Clojure wrapper for the Japanese Morphological Analyzer MeCab.
A minimal wrapper around the SWIG-generated Java bindings for MeCab. Currently tested with all varieties of UniDic and IPAdic, although other dictionaries are planned.
clj-mecab requires you to have MeCab (0.996) installed (the mecab-config
binary is used to find your MeCab configuration) and on your path.
On Debian:
apt get install mecab mecab-utils libmecab-java libmecab-jni unidic-mecab
On MacOS:
brew install mecab mecab-unidic
Note that you will need to manually install Maven dependencies on MacOS (see next section).
You also need to have the Java JNI (SWIG) bindings for the version of MeCab you have installed on your system installed in your local Maven repository (~/.m2
).
This can be accomplished by:
mvn install:install-file -DgroupId=org.chasen -DartifactId=mecab -Dpackaging=jar -Dversion=0.996 -Dfile=/usr/share/java/mecab/MeCab.jar -DgeneratePom=true
Where /usr/share/java/mecab/MeCab.jar
should point to the generated jar on your system.
You will also need to manually download cmecab-java and install it into your local Maven repo:
wget https://github.com/takscape/cmecab-java/releases/download/2.1.0/cmecab-java-2.1.0.tar.gz
tar xzf cmecab-java-2.1.0.tar.gz
mvn install:install-file -DgroupId=net.moraleboost.cmecab-java -DartifactId=cmecab-java -Dpackaging=jar -Dversion=2.1.0 -Dfile=cmecab-java-2.1.0/cmecab-java-2.1.0.jar -DgeneratePom=true
MeCab depends on CRF++, so first install that.
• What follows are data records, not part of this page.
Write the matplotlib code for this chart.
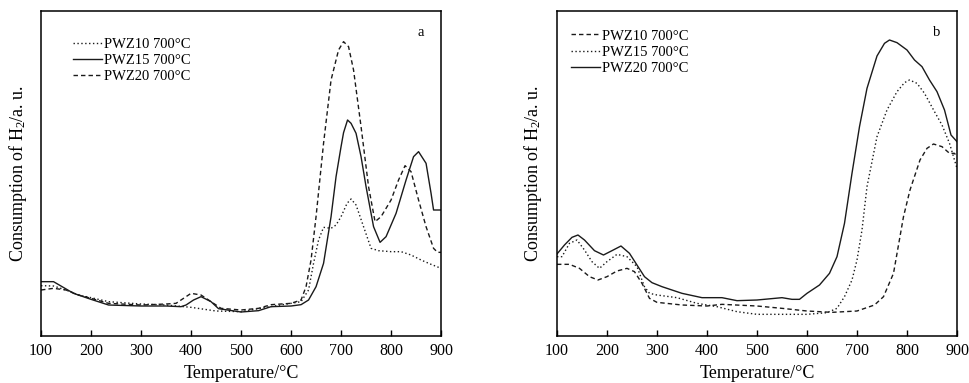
import matplotlib
matplotlib.use("Agg")
import matplotlib.pyplot as plt

plt.rcParams["font.family"] = ["Liberation Serif", "DejaVu Serif"]
plt.rcParams["mathtext.fontset"] = "custom"
plt.rcParams["mathtext.rm"] = "Liberation Serif"
plt.rcParams["mathtext.default"] = "regular"

# ---- panel a (arbitrary units) ----
a_pwz10_t = [100, 125, 150, 175, 200, 235, 300, 350, 400, 450, 500, 550, 600, 620, 635, 645,
             655, 665, 680, 690, 700, 712, 720, 730, 745, 760, 775, 800, 820, 840, 860, 880, 900]
a_pwz10_v = [151, 150, 138, 123, 115, 103, 96, 93, 86, 75, 73, 86, 98, 103, 138, 218,
             288, 326, 323, 333, 358, 398, 411, 393, 328, 263, 256, 253, 253, 243, 228, 215, 203]

a_pwz15_t = [100, 125, 165, 200, 235, 300, 350, 380, 390, 405, 420, 440, 455, 500, 535, 560, 600,
             620, 635, 650, 665, 680, 690, 700, 705, 713, 720, 730, 740, 750, 765, 778, 790, 810,
             830, 845, 855, 870, 880, 885, 900]
a_pwz15_v = [163, 163, 128, 110, 93, 90, 90, 88, 93, 108, 118, 103, 82, 72, 76, 88, 90,
             94, 108, 148, 218, 358, 478, 568, 610, 648, 638, 608, 538, 448, 328, 281, 298, 368,
             468, 538, 553, 518, 428, 378, 378]

a_pwz20_t = [100, 125, 150, 175, 200, 235, 300, 350, 370, 385, 400, 420, 440, 460, 500, 535, 560,
             600, 620, 630, 640, 650, 665, 680, 695, 705, 715, 725, 740, 755, 768, 780, 800, 815,
             828, 840, 855, 870, 885, 893, 900]
a_pwz20_v = [138, 143, 138, 123, 113, 98, 93, 96, 98, 113, 128, 123, 103, 83, 78, 83, 94,
             98, 108, 148, 228, 358, 578, 768, 858, 883, 868, 798, 628, 448, 343, 358, 408, 468,
             511, 493, 408, 328, 263, 251, 251]

# ---- panel b ----
b_pwz10_t = [100, 125, 145, 165, 182, 200, 220, 240, 255, 270, 285, 300, 350, 400, 430, 500, 550,
             600, 650, 700, 735, 753, 773, 793, 806, 826, 840, 853, 870, 885, 895, 900]
b_pwz10_v = [215, 215, 203, 178, 168, 178, 195, 203, 193, 158, 113, 101, 93, 90, 95, 90, 83,
             75, 71, 75, 93, 118, 188, 358, 438, 528, 563, 576, 568, 548, 548, 538]

b_pwz15_t = [100, 110, 125, 140, 155, 170, 185, 200, 220, 240, 260, 275, 285, 300, 340, 380, 420,
             460, 500, 550, 600, 640, 660, 675, 690, 700, 710, 720, 740, 760, 780, 795, 805, 820,
             835, 855, 870, 885, 893, 900]
b_pwz15_v = [238, 238, 278, 288, 258, 223, 203, 223, 245, 238, 208, 148, 128, 123, 115, 98, 88,
             73, 65, 65, 65, 70, 83, 118, 168, 228, 318, 448, 598, 678, 733, 760, 768, 758,
             728, 673, 633, 578, 538, 503]

b_pwz20_t = [100, 115, 130, 142, 155, 175, 193, 210, 228, 245, 260, 275, 290, 310, 350, 390, 430,
             460, 500, 550, 570, 585, 600, 625, 645, 660, 675, 690, 705, 720, 740, 755, 765, 780,
             800, 815, 830, 845, 860, 875, 888, 900]
b_pwz20_v = [246, 273, 296, 303, 288, 256, 243, 256, 270, 248, 213, 178, 160, 148, 128, 115, 115,
             106, 108, 115, 110, 110, 128, 153, 188, 238, 338, 488, 628, 743, 840, 878, 888, 880,
             858, 828, 808, 768, 733, 678, 603, 583]

legend_labels = ["PWZ10 700°C", "PWZ15 700°C", "PWZ20 700°C"]
x_ticks = [100, 200, 300, 400, 500, 600, 700, 800, 900]

DASHED = (0, (3.2, 2.2))
DOTTED = (0, (1, 1.8))
LINE_COLOR = "#1a1a1a"

fig = plt.figure(figsize=(9.7, 3.83), dpi=100)
ax_a = fig.add_axes([0.0423, 0.1227, 0.4124, 0.8486])
ax_b = fig.add_axes([0.5742, 0.1227, 0.4124, 0.8486])

ax_a.plot(a_pwz10_t, a_pwz10_v, color=LINE_COLOR, lw=1.0, ls=DOTTED, label=legend_labels[0])
ax_a.plot(a_pwz15_t, a_pwz15_v, color=LINE_COLOR, lw=1.0, ls="-", label=legend_labels[1])
ax_a.plot(a_pwz20_t, a_pwz20_v, color=LINE_COLOR, lw=1.0, ls=DASHED, label=legend_labels[2])

ax_b.plot(b_pwz10_t, b_pwz10_v, color=LINE_COLOR, lw=1.0, ls=DASHED, label=legend_labels[0])
ax_b.plot(b_pwz15_t, b_pwz15_v, color=LINE_COLOR, lw=1.0, ls=DOTTED, label=legend_labels[1])
ax_b.plot(b_pwz20_t, b_pwz20_v, color=LINE_COLOR, lw=1.0, ls="-", label=legend_labels[2])

for ax, tag, leg_anchor in [(ax_a, "a", (0.055, 0.95)), (ax_b, "b", (0.01, 0.975))]:
    ax.set_xlim(100, 900)
    ax.set_ylim(0, 975)
    ax.set_xticks(x_ticks)
    ax.tick_params(axis="x", direction="in", length=4, width=1, labelsize=11.5, pad=5)
    ax.set_yticks([])
    for s in ax.spines.values():
        s.set_linewidth(1.1)
    ax.set_xlabel("Temperature/°C", fontsize=13, labelpad=4)
    ax.set_ylabel("Consumption of H$_2$/a. u.", fontsize=13, labelpad=9)
    ax.text(0.95, 0.935, tag, transform=ax.transAxes, fontsize=10.5, ha="center", va="center")
    ax.legend(loc="upper left", bbox_to_anchor=leg_anchor, frameon=False, fontsize=10.5,
              handlelength=2.0, handletextpad=0.1, labelspacing=0.2, borderaxespad=0.3)

fig.savefig("out.png", dpi=100)
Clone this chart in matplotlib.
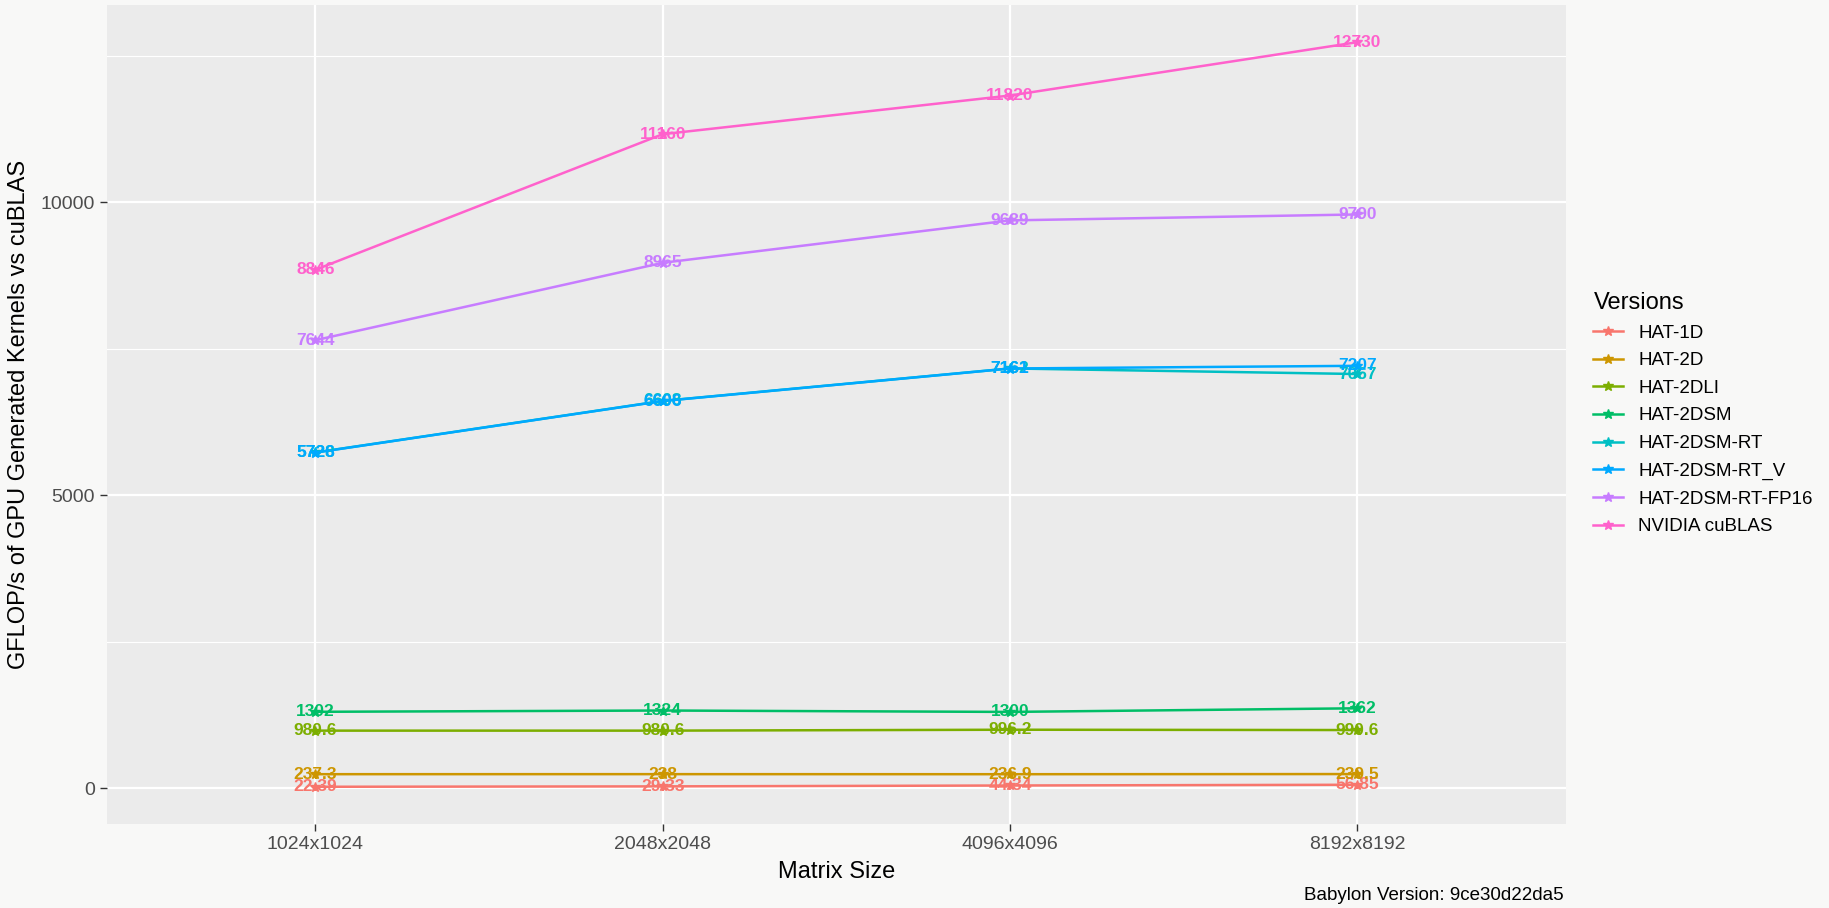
import matplotlib.pyplot as plt
from matplotlib.ticker import MultipleLocator

plt.rcParams["font.family"] = ["Liberation Sans", "DejaVu Sans"]

sizes = ["1024x1024", "2048x2048", "4096x4096", "8192x8192"]
versions = ["HAT-1D", "HAT-2D", "HAT-2DLI", "HAT-2DSM", "HAT-2DSM-RT",
            "HAT-2DSM-RT_V", "HAT-2DSM-RT-FP16", "NVIDIA cuBLAS"]

hat_1d = [22.39, 29.33, 44.34, 56.85]
hat_2d = [237.3, 238, 236.9, 239.5]
hat_2dli = [980.6, 980.6, 996.2, 990.6]
hat_2dsm = [1302, 1324, 1300, 1362]
hat_2dsm_rt = [5728, 6608, 7162, 7067]
hat_2dsm_rt_v = [5726, 6606, 7161, 7207]
hat_2dsm_rt_fp16 = [7644, 8965, 9689, 9790]
cublas = [8846, 11160, 11820, 12730]

series = [hat_1d, hat_2d, hat_2dli, hat_2dsm, hat_2dsm_rt,
          hat_2dsm_rt_v, hat_2dsm_rt_fp16, cublas]
colors = ["#F8766D", "#CD9600", "#7CAE00", "#00BE67",
          "#00BFC4", "#00A9FF", "#C77CFF", "#FF61CC"]

fig = plt.figure(figsize=(18.29, 9.08), dpi=100, facecolor="#F8F8F7")
ax = fig.add_axes([0.0585, 0.0925, 0.7975, 0.902])
ax.set_facecolor("#EBEBEB")

x = list(range(len(sizes)))
for name, vals, c in zip(versions, series, colors):
    ax.plot(x, vals, color=c, lw=1.8, marker="*", ms=7, label=name, zorder=3)
    for xi, v in zip(x, vals):
        ax.text(xi, v, f"{v:g}", color=c, fontsize=12.5, fontweight="bold",
                ha="center", va="center", zorder=4)

ax.set_xlim(-0.6, len(sizes) - 0.4)
ax.set_ylim(-613, 13365)
ax.set_xticks(x)
ax.set_xticklabels(sizes)
ax.yaxis.set_major_locator(MultipleLocator(5000))
ax.yaxis.set_minor_locator(MultipleLocator(2500))
ax.grid(which="major", color="white", lw=1.6, zorder=0)
ax.grid(which="minor", axis="y", color="white", lw=0.8, zorder=0)
ax.set_axisbelow(True)
for s in ax.spines.values():
    s.set_visible(False)
ax.tick_params(which="major", colors="#333333", labelsize=14, length=5,
               width=1, labelcolor="#4D4D4D")
ax.tick_params(which="minor", length=0)

ax.set_xlabel("Matrix Size", fontsize=17, labelpad=6)
ax.set_ylabel("GFLOP/s of GPU Generated Kernels vs cuBLAS", fontsize=17,
              labelpad=8)

leg = fig.legend(loc="upper left", bbox_to_anchor=(0.862, 0.697),
                 frameon=False, fontsize=13.5, title="Versions",
                 title_fontsize=17, handlelength=1.6, labelspacing=0.56,
                 alignment="left")

fig.text(0.855, 0.004, "Babylon Version: 9ce30d22da5", ha="right",
         va="bottom", fontsize=13.5)

fig.savefig("out.png", dpi=100, facecolor=fig.get_facecolor())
wget http://crfpp.googlecode.com/files/CRF%2B%2B-0.58.tar.gz
tar xzf CRF++-0.58.tar.gz
cd CRF++-0.58 && ./configure && make -j4 && make install && cd ..
Next, install MeCab.
wget http://mecab.googlecode.com/files/mecab-0.996.tar.gz
tar xzf mecab-0.996.tar.gz
cd mecab-0.996 && ./configure --with-charset=utf8 --enable-utf8-only && make -j4 && make install && cd ..
And at least one dictionary:
-
IPAdic:
wget http://mecab.googlecode.com/files/mecab-ipadic-2.7.0-20070801.tar.gz tar xzf mecab-ipadic-2.7.0-20070801.tar.gz cd mecab-ipadic-2.7.0-20070801 && ./configure --with-charset=utf8 && make -j4 && make install && cd ..
-
UniDic:
curl -O https://unidic.ninjal.ac.jp/unidic_archive/cwj/2.3.0/unidic-cwj-2.3.0.zip unzip -x unidic-cwj-2.3.0.zip cd unidic-cwj-2.3.0 && install -d $(mecab-config --dicdir)/unidic-cwj && install -m 644 dicrc *.bin *.dic $(mecab-config --dicdir)/unidic-cwj && cd ..
Interactive use:
(require '[clj-mecab.parse :as mecab])
(mecab/parse-sentence "こんにちは、世界!")
[{:orth "こんにちは", :f-type "*", :i-type "*", ...} {:orth "、", :f-type "*", :i-type "*", ...} {:orth "世界", :f-type "*", :i-type "*", ...} ...]
- For some yet unknown reason, calling .getSurface on a Node object will not work (empty string) the first time, but will the second time. Currently this means that :orth is not generated when using IPAdic. UniDic provides the surface node in the features array and is unaffected. Probably same issue as taku910/mecab#26
Copyright © 2013-2020 Bor Hodošček
Distributed under the Eclipse Public License, the same as Clojure, as well as the 3-clause BSD license.